On the surface, the easy thematic comparison to make to the present times is the banality of isolation, the overwhelming loneliness and fear of living lightyears away from home, the anxiety over what comes next. But it’s also a story of the grotesque and alienating future (and, arguably, present) of late capitalism, wherein everything is optimized and streamlined for maximum efficiency — including our own personhood. As we deal with the fallout from a global pandemic, it’s critical to understand the role profit-making plays in fracturing our infrastructures and utterly failing the American working class. (I will now descend from my soap box.)

Plus, David Bowie’s son directed it. It doesn’t get much better than that.

“The Shining” (1980)

Rent on Amazon

Duh. Stanley Kubrick’s film adaptation of Stephen King’s “The Shining” is the quintessential point of reference for going absolutely bonkers from cabin fever. Jack Nicholson stars as Jack Torrance, an aspiring writer who makes the questionable decision to become the caretaker of an isolated hotel after it’s been abandoned in the off-season. He brings his wife Wendy and his son Danny along for the ride, and boy, does it go off the rails.

“The Shining” has become iconographic in the horror genre not because of its gore or jump scares, but in spite of them; it is the dread, which settles in your stomach as soon as the the film opens on the Torrances driving up the Rockies toward the Overlook Hotel, the haunting score reverberating in the background, that viewers remember from the film. Bone-chilling, frightening and deeply mesmerizing, all at once.

Here’s hoping your isolation is more productive than Jack’s.

“Adaptation” (2002)

Stream on The Criterion Channel or rent on Amazon

The obvious Spike Jonze pick here is his masterful 2013 film “Her,” which more forcefully grapples with the emotional and physical isolation wrought from a tech-saturated world. But “Adaptation,” his sophomore venture as a filmmaker, taps into the intractable frustration of writer’s block, which slowly leeches its way into all corners of your life until it drives you mad. Not too different from the present, hm? 

Nic Cage — yes, Nic Cage — stars as the screenwriter Charlie Kaufman, who wrote Jonze’s debut, “Being John Malkovich,” as he struggles to adapt a novel for the screen. Kaufman wrote this script as well — what the viewer ends up watching is a hybrid of docufiction and straight adaptation, allowing Kaufman to weave between representation of his own experience at the time of writing the script and snippets of the adapted source material.
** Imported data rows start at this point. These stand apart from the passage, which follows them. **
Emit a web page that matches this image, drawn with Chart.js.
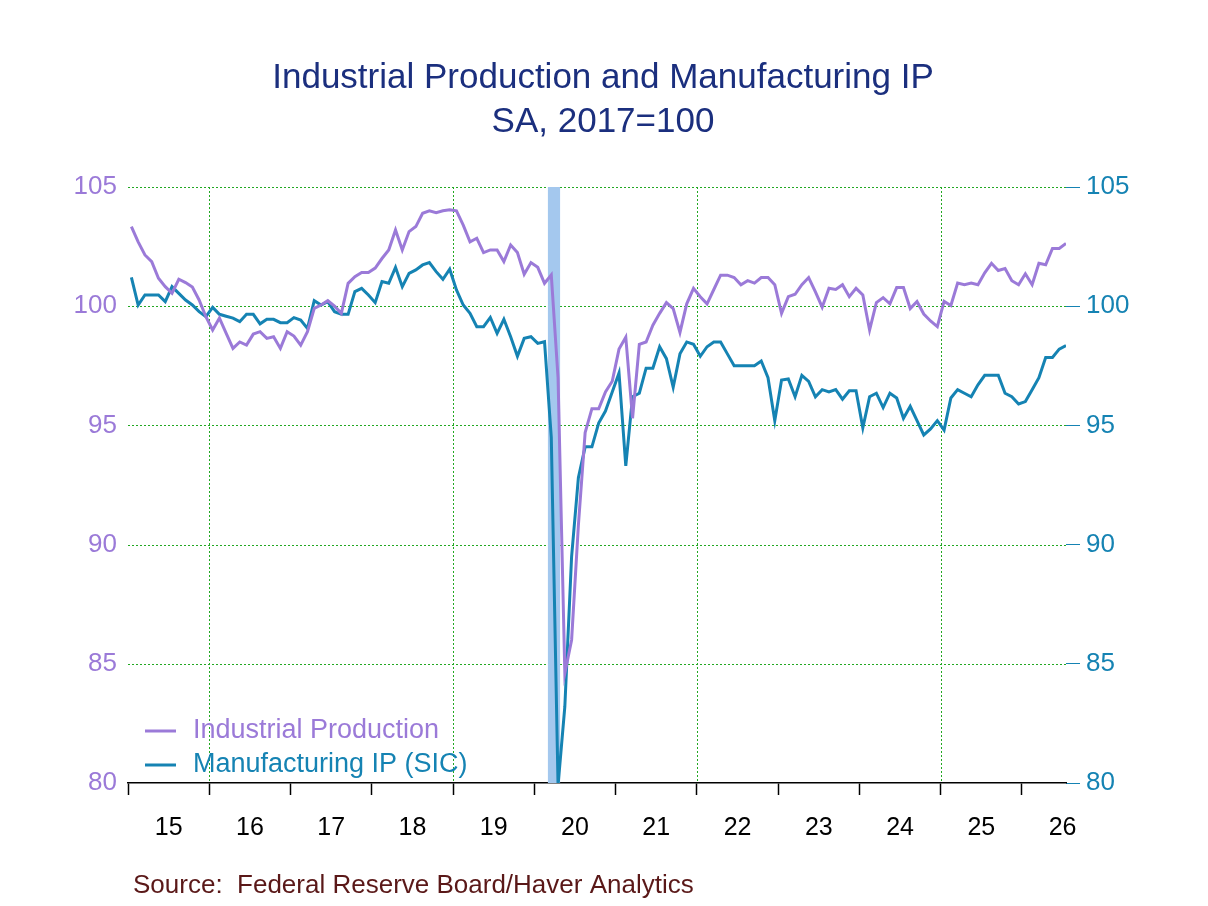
<!DOCTYPE html>
<html><head><meta charset="utf-8">
<script src="https://cdn.jsdelivr.net/npm/chart.js@4.4.1/dist/chart.umd.min.js"></script>
<style>html,body{margin:0;padding:0;background:#fff}#w{width:1208px;height:906px}</style>
</head><body><div id="w"><canvas id="c"></canvas></div>
<script>
const yearLabels = ["15","16","17","18","19","20","21","22","23","24","25","26"];
const titleLines = ["Industrial Production and Manufacturing IP","SA, 2017=100"];
const sourceText = "Source:  Federal Reserve Board/Haver Analytics";
const seriesNames = ["Industrial Production","Manufacturing IP (SIC)"];
// monthly, Jan 2015 ... Jul 2026
const ip = [
103.34,102.7,102.15,101.87,101.17,100.82,100.54,101.13,100.99,100.8,100.26,99.56,
99.0,99.5,98.86,98.23,98.5,98.37,98.83,98.93,98.65,98.72,98.23,98.93,
98.75,98.37,98.93,99.91,100.05,100.23,100.0,99.7,100.96,101.24,101.41,101.41,
101.6,102.0,102.36,103.2,102.36,103.13,103.34,103.9,104.0,103.92,104.0,104.04,
104.0,103.4,102.7,102.85,102.25,102.36,102.36,101.87,102.57,102.25,101.34,101.83,
101.63,100.96,101.31,
97.0,84.6,86.0,90.8,94.7,95.7,95.7,96.4,96.85,98.2,
98.7,95.3,98.4,98.5,99.2,99.7,100.15,99.9,98.9,100.1,100.75,100.4,
100.1,100.7,101.3,101.3,101.2,100.9,101.07,100.97,101.2,101.2,100.9,99.7,
100.4,100.5,100.9,101.2,100.6,99.96,100.75,100.7,100.9,100.4,100.75,100.47,
99.0,100.15,100.36,100.1,100.78,100.78,99.9,100.2,99.67,99.38,99.14,100.2,
100.03,100.97,100.9,100.97,100.9,101.4,101.8,101.5,101.58,101.07,100.9,101.36,
100.9,101.8,101.74,102.42,102.42,102.63,103.0];
const mfg = [
101.21,100.05,100.47,100.47,100.47,100.19,100.82,100.54,100.26,100.05,99.77,99.56,
99.95,99.66,99.58,99.5,99.35,99.66,99.66,99.26,99.45,99.45,99.31,99.31,
99.52,99.42,99.07,100.23,100.05,100.19,99.77,99.66,99.66,100.61,100.75,100.47,
100.15,101.03,100.96,101.63,100.82,101.38,101.52,101.73,101.83,101.45,101.13,101.55,
100.68,100.05,99.7,99.14,99.14,99.53,98.86,99.45,98.72,97.9,98.65,98.72,
98.44,98.51,
94.5,79.9,83.2,89.5,92.8,94.1,94.1,95.1,95.6,96.4,
97.2,93.3,96.2,96.35,97.4,97.4,98.3,97.8,96.6,98.0,98.5,98.4,
97.9,98.3,98.5,98.5,98.0,97.5,97.5,97.5,97.5,97.7,97.0,95.2,
96.9,96.95,96.2,97.1,96.85,96.2,96.5,96.4,96.5,96.1,96.45,96.45,
94.9,96.2,96.35,95.75,96.35,96.15,95.3,95.8,95.2,94.6,94.85,95.2,
94.8,96.15,96.5,96.35,96.2,96.7,97.1,97.1,97.1,96.35,96.2,95.9,
96.0,96.5,97.0,97.85,97.85,98.2,98.35];
const recession = [61.5, 63.3];
const gridYears = [11.5, 47.5, 83.5, 119.5];
const gridValues = [85, 90, 95, 100, 105];

const FONT = "'Liberation Sans', Arial, sans-serif";
const PURPLE = "#9b7ad8", TEAL = "#1583b3", GRID = "#22a822";
const pts = a => a.map((v,i)=>({x:i,y:v}));

const deco = {
  id:'deco',
  beforeDatasetsDraw(ch){
    const {ctx,chartArea:a,scales:{x,y}}=ch;
    ctx.save();
    ctx.strokeStyle=GRID;ctx.lineWidth=1;ctx.setLineDash([2,2]);
    gridValues.forEach(v=>{const py=Math.round(y.getPixelForValue(v))+0.5;ctx.beginPath();ctx.moveTo(a.left,py);ctx.lineTo(a.right,py);ctx.stroke();});
    gridYears.forEach(v=>{const px=Math.round(x.getPixelForValue(v))+0.5;ctx.beginPath();ctx.moveTo(px,a.top);ctx.lineTo(px,a.bottom);ctx.stroke();});
    ctx.setLineDash([]);
    ctx.fillStyle='#a4c8ee';
    const x0=x.getPixelForValue(recession[0]),x1=x.getPixelForValue(recession[1]);
    ctx.fillRect(x0,a.top,x1-x0,a.bottom-a.top);ctx.restore();
  },
  afterDraw(ch){
    const {ctx,chartArea:a}=ch;
    ctx.save();
    ctx.fillStyle='#1b2f7e';ctx.font='35px '+FONT;ctx.textAlign='center';ctx.textBaseline='middle';
    ctx.fillText(titleLines[0],603,78);ctx.fillText(titleLines[1],603,122);
    ctx.fillStyle='#5a1818';ctx.font='26px '+FONT;ctx.textAlign='left';
    ctx.fillText(sourceText,133,886);
    const cols=[PURPLE,TEAL];
    ctx.font='27px '+FONT;
    seriesNames.forEach((n,i)=>{
      const y=731+i*34;
      ctx.strokeStyle=cols[i];ctx.lineWidth=3;ctx.beginPath();ctx.moveTo(145,y);ctx.lineTo(176,y);ctx.stroke();
      ctx.fillStyle=cols[i];ctx.fillText(n,193,y);
    });
    ctx.restore();
  }
};

new Chart(document.getElementById('c'),{
  type:'line',
  data:{datasets:[
    {label:seriesNames[0],data:pts(ip),borderColor:PURPLE,borderWidth:3,pointRadius:0,tension:0,yAxisID:'y'},
    {label:seriesNames[1],data:pts(mfg),borderColor:TEAL,borderWidth:3,pointRadius:0,tension:0,yAxisID:'y'}
  ]},
  options:{
    responsive:true,maintainAspectRatio:false,animation:false,
    layout:{padding:{top:187,left:0,right:0,bottom:0}},
    plugins:{legend:{display:false},tooltip:{enabled:false}},
    scales:{
      x:{type:'linear',min:-0.5,max:138,
        afterBuildTicks(s){s.ticks=[];for(let k=0;k<=11;k++)s.ticks.push({value:-0.5+12*k});},
        afterFit(s){s.height=12;},
        ticks:{display:false},
        border:{display:true,color:'#000',width:1.5},
        grid:{drawOnChartArea:false,tickLength:12,tickColor:'#000',tickWidth:1.5}
      },
      x2:{type:'linear',position:'bottom',min:-0.5,max:138,
        afterBuildTicks(s){s.ticks=yearLabels.map((l,k)=>({value:5.5+12*k}));},
        afterFit(s){s.height=111;},
        ticks:{autoSkip:false,maxRotation:0,padding:10,color:'#000',font:{family:FONT,size:25},
          callback:(v,i)=>yearLabels[i]},
        grid:{display:false},border:{display:false}
      },
      y:{position:'left',min:80,max:105,
        afterFit(s){s.width=128;},
        ticks:{stepSize:5,color:PURPLE,font:{family:FONT,size:26},padding:3},
        border:{display:false},
        grid:{display:false}
      },
      y1:{position:'right',min:80,max:105,
        afterFit(s){s.width=142;},
        ticks:{stepSize:5,color:TEAL,font:{family:FONT,size:26},padding:6},
        border:{display:false},
        grid:{drawOnChartArea:false,drawTicks:true,tickLength:14,tickColor:TEAL}
      }
    }
  },
  plugins:[deco]
});
</script></body></html>
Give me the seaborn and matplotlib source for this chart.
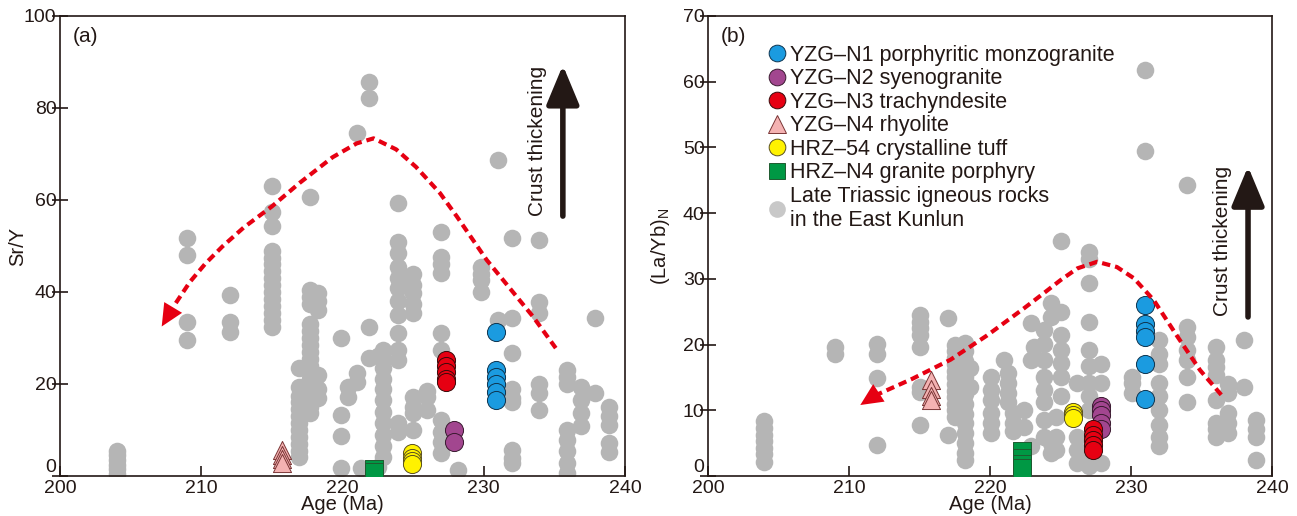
import matplotlib
matplotlib.use("Agg")
import matplotlib.pyplot as plt
import seaborn as sns
import pandas as pd
from matplotlib.lines import Line2D

# ---------------- Panel (a): Sr/Y vs Age ----------------
a_gray_age = ([204.0] * 6 + [209.0] * 4 + [212.0] * 3 + [215.0] * 15 + [216.9] * 12 + [217.7] * 18 +
              [218.3] * 6 + [219.9] * 4 + [220.4] * 2 + [221.0] * 3 + [221.3] + [221.9] * 4 + [222.5] * 2 +
              [222.9] * 11 + [223.9] * 13 + [225.0] * 9 + [226.0] * 3 + [227.0] * 10 + [228.2] +
              [229.8] * 4 + [231.0] * 2 + [232.0] * 9 + [233.9] * 6 + [235.9] * 8 + [236.9] * 4 +
              [237.9] * 2 + [238.9] * 5)
a_gray_val = [0.5, 1.5, 2.5, 3.5, 4.5, 5.5,
              51.7, 48.0, 33.5, 29.6,
              39.3, 33.5, 31.4,
              63.0, 57.4, 54.3, 49.0, 47.5, 46.0, 44.5, 43.0, 41.5, 40.0, 38.5, 37.0, 35.5, 34.0, 32.5,
              23.5, 19.4, 17.5, 16.0, 14.5, 13.0, 11.5, 10.0, 8.5, 7.0, 5.5, 4.2,
              60.7, 40.4, 39.0, 37.5, 33.0, 31.5, 30.0, 28.5, 27.0, 25.5, 24.0, 22.5, 21.0, 19.5, 18.0, 16.5, 15.0, 13.7,
              39.8, 38.0, 36.0, 22.0, 19.0, 17.0,
              30.0, 13.3, 8.6, 1.7,
              19.4, 17.2,
              74.5, 22.4, 20.5,
              1.7,
              85.7, 82.1, 32.5, 25.6,
              26.0, 2.0,
              27.4, 25.5, 23.5, 21.0, 19.0, 16.5, 14.0, 11.5, 9.0, 6.5, 4.2,
              59.3, 50.9, 48.5, 45.5, 43.0, 40.9, 38.0, 35.0, 31.0, 27.4, 25.2, 11.5, 9.6,
              43.9, 41.5, 39.8, 37.5, 35.4, 17.2, 15.0, 13.7, 10.0,
              18.5, 17.2, 14.3,
              53.1, 47.7, 46.0, 44.1, 31.0, 27.4, 12.2, 9.6, 7.4, 5.0,
              1.4,
              45.5, 44.0, 42.6, 40.1,
              68.7, 33.9,
              51.7, 34.3, 26.7, 19.0, 17.0, 16.0, 5.7, 4.0, 2.8,
              51.3, 37.9, 35.4, 20.1, 18.0, 14.3,
              23.0, 21.5, 20.1, 10.0, 7.8, 5.5, 2.8, 0.7,
              19.4, 16.5, 13.6, 10.8,
              34.3, 18.0,
              15.0, 13.0, 11.0, 7.1, 5.3]

a_n1_age, a_n1_val = [230.9] * 6, [31.2, 23.0, 21.5, 20.0, 18.3, 16.5]
a_n2_age, a_n2_val = [227.9] * 2, [10.0, 7.5]
a_n3_age, a_n3_val = [227.3] * 5, [25.2, 24.0, 22.6, 21.0, 20.5]
a_n4_age, a_n4_val = [215.7] * 4, [5.6, 4.6, 3.6, 2.8]
a_h54_age, a_h54_val = [224.9] * 4, [5.0, 4.0, 3.2, 2.6]
a_hn4_age, a_hn4_val = [222.2] * 2, [1.6, 0.9]

a_trend_x = [208.2, 209.2, 210.3, 211.5, 213.0, 215.0, 217.0, 219.3, 221.0, 222.2, 223.8, 225.2, 226.9, 228.1, 230.2, 233.5, 235.1]
a_trend_y = [37.6, 42.2, 46.2, 49.9, 54.0, 58.6, 63.8, 69.3, 72.3, 73.4, 71.0, 67.2, 61.5, 56.4, 47.0, 34.6, 27.8]

# ---------------- Panel (b): (La/Yb)N vs Age ----------------
b_gray_age = ([204.0] * 7 + [209.0] * 2 + [212.0] * 4 + [215.0] * 8 + [217.0] * 2 + [217.5] * 12 +
              [218.2] * 14 + [218.6] * 2 + [220.1] * 6 + [221.0] + [221.3] * 4 + [221.6] * 3 + [222.4] * 2 +
              [222.9] * 3 + [223.1] + [223.8] * 8 + [224.3] * 4 + [224.7] * 3 + [225.0] * 7 + [226.2] * 4 +
              [227.0] * 11 + [227.9] * 3 + [230.1] * 3 + [231.0] * 2 + [232.0] * 9 + [234.0] * 7 +
              [236.0] * 8 + [236.9] * 5 + [238.0] * 2 + [238.9] * 4)
b_gray_val = [8.3, 7.3, 6.3, 5.3, 4.3, 3.3, 2.2,
              19.7, 18.6,
              20.1, 18.6, 14.9, 4.7,
              24.5, 23.5, 22.5, 21.5, 19.7, 13.6, 12.8, 7.8,
              24.0, 6.2,
              20.0, 19.0, 18.0, 17.0, 16.0, 15.0, 14.0, 13.0, 12.0, 11.0, 10.0, 9.0,
              20.3, 19.0, 17.5, 16.5, 15.0, 13.5, 12.5, 11.0, 9.5, 8.0, 6.5, 5.0, 3.5, 2.4,
              16.5, 13.5,
              15.0, 13.1, 11.6, 9.6, 8.0, 6.5,
              17.7,
              15.7, 14.2, 12.6, 11.2,
              9.6, 8.1, 6.8,
              10.0, 7.5,
              23.3, 17.7, 4.5,
              19.7,
              22.2, 20.1, 17.7, 15.1, 13.1, 11.2, 8.5, 6.0,
              26.3, 24.2, 5.0, 3.5,
              9.0, 6.0, 4.0,
              35.7, 25.0, 21.5, 19.2, 17.2, 15.1, 12.1,
              14.1, 6.0, 4.0, 2.0,
              34.1, 33.0, 29.3, 23.5, 19.2, 16.7, 14.1, 12.1, 10.1, 3.0, 1.5,
              17.0, 14.1, 2.0,
              15.0, 14.1, 12.6,
              61.8, 49.4,
              20.7, 18.5, 17.0, 14.1, 12.1, 10.0, 7.7, 6.0, 4.5,
              44.3, 22.7, 21.2, 19.2, 17.7, 15.1, 11.2,
              19.7, 17.7, 16.6, 15.3, 11.6, 8.1, 7.1, 6.0,
              14.0, 12.6, 9.6, 8.1, 6.6,
              20.7, 13.6,
              8.5, 7.1, 6.0, 2.4]

b_n1_age, b_n1_val = [231.0] * 6, [26.0, 23.2, 22.0, 21.2, 17.0, 11.7]
b_n2_age, b_n2_val = [227.9] * 5, [10.6, 10.0, 9.3, 8.0, 7.2]
b_n3_age, b_n3_val = [227.3] * 5, [7.2, 6.3, 5.5, 4.7, 4.0]
b_n4_age, b_n4_val = [215.8] * 4, [14.6, 13.2, 12.2, 11.6]
b_h54_age, b_h54_val = [225.9] * 3, [9.8, 9.3, 8.8]
b_hn4_age, b_hn4_val = [222.3] * 4, [3.8, 2.8, 1.8, 1.2]

b_trend_x = [211.8, 214.5, 217.2, 219.8, 222.4, 223.8, 225.0, 226.2, 227.6, 229.0, 230.2, 231.6, 233.3, 234.9, 236.5]
b_trend_y = [12.2, 14.8, 17.7, 21.4, 25.5, 27.8, 29.8, 31.6, 32.6, 31.8, 30.1, 26.8, 21.2, 16.1, 12.1]

labels = ["YZG\u2013N1 porphyritic monzogranite", "YZG\u2013N2 syenogranite", "YZG\u2013N3 trachyndesite",
          "YZG\u2013N4 rhyolite", "HRZ\u201354 crystalline tuff", "HRZ\u2013N4 granite porphyry",
          "Late Triassic igneous rocks\nin the East Kunlun"]

# ---------------- style ----------------
sns.set_theme(style="white")
plt.rcParams["font.family"] = ["Liberation Sans", "DejaVu Sans"]

C_BLUE, C_PURP, C_RED = "#1b9be0", "#a2468f", "#e60012"
C_PINK, C_YEL, C_GRN, C_GRAY = "#f4b2b2", "#fff200", "#009844", "#b5b5b5"
C_DARK = "#231815"
S = 160

fig = plt.figure(figsize=(12.97, 5.16), dpi=100)
axA = fig.add_axes([60 / 1297, 40 / 516, 565 / 1297, 460 / 516])
axB = fig.add_axes([708 / 1297, 40 / 516, 564 / 1297, 460 / 516])


def draw(ax, gx, gy, groups):
    sns.scatterplot(x=gx, y=gy, ax=ax, color=C_GRAY, s=S, linewidth=0, zorder=2, legend=False)
    for (xs, ys, col, mk, ec) in groups:
        sns.scatterplot(x=xs, y=ys, ax=ax, color=col, marker=mk, s=S + 10, edgecolor=ec,
                        linewidth=0.7, zorder=4, legend=False)


draw(axA, a_gray_age, a_gray_val, [
    (a_hn4_age, a_hn4_val, C_GRN, "s", "#1f5b30"),
    (a_h54_age, a_h54_val, C_YEL, "o", "#5a5020"),
    (a_n4_age, a_n4_val, C_PINK, "^", "#7a3535"),
    (a_n2_age, a_n2_val, C_PURP, "o", "#3a1a30"),
    (a_n3_age, a_n3_val, C_RED, "o", "#3a0a0a"),
    (a_n1_age, a_n1_val, C_BLUE, "o", "#0f3550"),
])
draw(axB, b_gray_age, b_gray_val, [
    (b_hn4_age, b_hn4_val, C_GRN, "s", "#1f5b30"),
    (b_h54_age, b_h54_val, C_YEL, "o", "#5a5020"),
    (b_n4_age, b_n4_val, C_PINK, "^", "#7a3535"),
    (b_n2_age, b_n2_val, C_PURP, "o", "#3a1a30"),
    (b_n3_age, b_n3_val, C_RED, "o", "#3a0a0a"),
    (b_n1_age, b_n1_val, C_BLUE, "o", "#0f3550"),
])

# trend curves with arrow heads
for ax, tx, ty, tip in [(axA, a_trend_x, a_trend_y, (207.2, 32.5)),
                        (axB, b_trend_x, b_trend_y, (210.8, 10.8))]:
    ax.plot(tx, ty, color=C_RED, lw=3.0, dashes=(2.0, 1.2), zorder=5, solid_capstyle="butt")
    ax.annotate("", xy=tip, xytext=(tx[0], ty[0]),
                arrowprops=dict(arrowstyle="-|>,head_length=1.6,head_width=0.75",
                                color=C_RED, lw=0, mutation_scale=10, shrinkA=0, shrinkB=0),
                zorder=6)

# crust thickening arrows
axA.annotate("", xy=(235.6, 89.3), xytext=(235.6, 56.5),
             arrowprops=dict(arrowstyle="-|>,head_length=2.4,head_width=1.0", color=C_DARK,
                             lw=4, mutation_scale=10, shrinkA=0, shrinkB=0))
axA.text(233.8, 72.8, "Crust thickening", rotation=90, ha="center", va="center", fontsize=15, color=C_DARK)
axB.annotate("", xy=(238.3, 47.1), xytext=(238.3, 24.2),
             arrowprops=dict(arrowstyle="-|>,head_length=2.4,head_width=1.0", color=C_DARK,
                             lw=4, mutation_scale=10, shrinkA=0, shrinkB=0))
axB.text(236.5, 35.8, "Crust thickening", rotation=90, ha="center", va="center", fontsize=15, color=C_DARK)

# axes styling
for ax, ylim, yt, ylab, tag, lx in [(axA, (0, 100), [0, 20, 40, 60, 80, 100], "Sr/Y", "(a)", -0.058),
                                   (axB, (0, 70), [0, 10, 20, 30, 40, 50, 60, 70],
                                    r"(La/Yb)$_\mathregular{N}$", "(b)", -0.064)]:
    ax.set_xlim(200, 240)
    ax.set_ylim(*ylim)
    ax.set_xticks([200, 210, 220, 230, 240])
    ax.set_yticks(yt)
    ax.tick_params(axis="x", direction="in", length=7, width=1.2, color=C_DARK, labelsize=14,
                   labelcolor=C_DARK, pad=3, bottom=True)
    ax.tick_params(axis="y", direction="inout", length=11, width=1.2, color=C_DARK, labelsize=14,
                   labelcolor=C_DARK, pad=-3, left=True)
    for sp in ax.spines.values():
        sp.set_color(C_DARK)
        sp.set_linewidth(1.2)
    ax.set_xlabel("Age (Ma)", fontsize=14.5, color=C_DARK, labelpad=-1.5)
    ax.set_ylabel(ylab, fontsize=14.5, color=C_DARK)
    ax.yaxis.set_label_coords(lx, 0.5)
    ax.text(0.022, 0.975, tag, transform=ax.transAxes, ha="left", va="top", fontsize=15, color=C_DARK)
    ax.get_yticklabels()[0].set_va("bottom")

# legend in panel (b)
handles = [
    Line2D([], [], ls="none", marker="o", ms=12, mfc=C_BLUE, mec="#0f3550", mew=0.7),
    Line2D([], [], ls="none", marker="o", ms=12, mfc=C_PURP, mec="#3a1a30", mew=0.7),
    Line2D([], [], ls="none", marker="o", ms=12, mfc=C_RED, mec="#3a0a0a", mew=0.7),
    Line2D([], [], ls="none", marker="^", ms=12.5, mfc=C_PINK, mec="#7a3535", mew=0.7),
    Line2D([], [], ls="none", marker="o", ms=12, mfc=C_YEL, mec="#5a5020", mew=0.7),
    Line2D([], [], ls="none", marker="s", ms=11.5, mfc=C_GRN, mec="#1f5b30", mew=0.7),
    Line2D([], [], ls="none", marker="o", ms=12, mfc="#c8c8c8", mec="none"),
]
axB.legend(handles, labels, loc="upper left", bbox_to_anchor=(0.105, 0.938), frameon=False,
           fontsize=15.5, handlelength=0.9, handletextpad=0.15, labelspacing=0.12,
           borderaxespad=0, borderpad=0, labelcolor=C_DARK)

fig.savefig("out.png", dpi=100)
It’s quite a bit to wrap your head around. Kaufman also writes himself a twin, which means we get not one, but two Nic Cages on screen at once, and Meryl Streep falls in love with a redneck Chris Cooper, which is a delight in and of itself.

“World of Tomorrow” (2015)

Rent on Vimeo

Don Hertzfeldt is a one-of-a-kind animator. He primarily draws stick figures in sparse, simplistic settings, but he imbues them with depth and immediacy through compellingly drab narration; I first realized this when I watched “World of Tomorrow” and a character droned in a flat, robotic candor, “I am very proud of my sadness, because it means I am more alive.” I was immediately moved to tears.

“World of Tomorrow” is a brief 17 minutes, but it overflows with humor, melancholy, horror and beauty. A young girl named Emily is visited by a clone of herself from 227 years in the future; the clone refers to her, the original, as Emily Prime. Emily takes Emily Prime on a journey through her neural network to revisit moments from Emily’s past; she eventually reveals that in 60 days, a meteoroid will connect with the earth’s surface and destroy it. She takes a memory from Emily Prime, in which she and her mother are walking together, and says it will bring her much comfort in the face of the impending doom.

Before she leaves, Emily tells Emily Prime this: “Do not lose time on daily trivialities. Do not dwell on petty detail. For all of these things melt away and drift apart within the obscure traffic of time. Live well and live broadly. You are alive and living now. Now is the envy of all of the dead.”

I can’t think of a better paragraph to leave you with.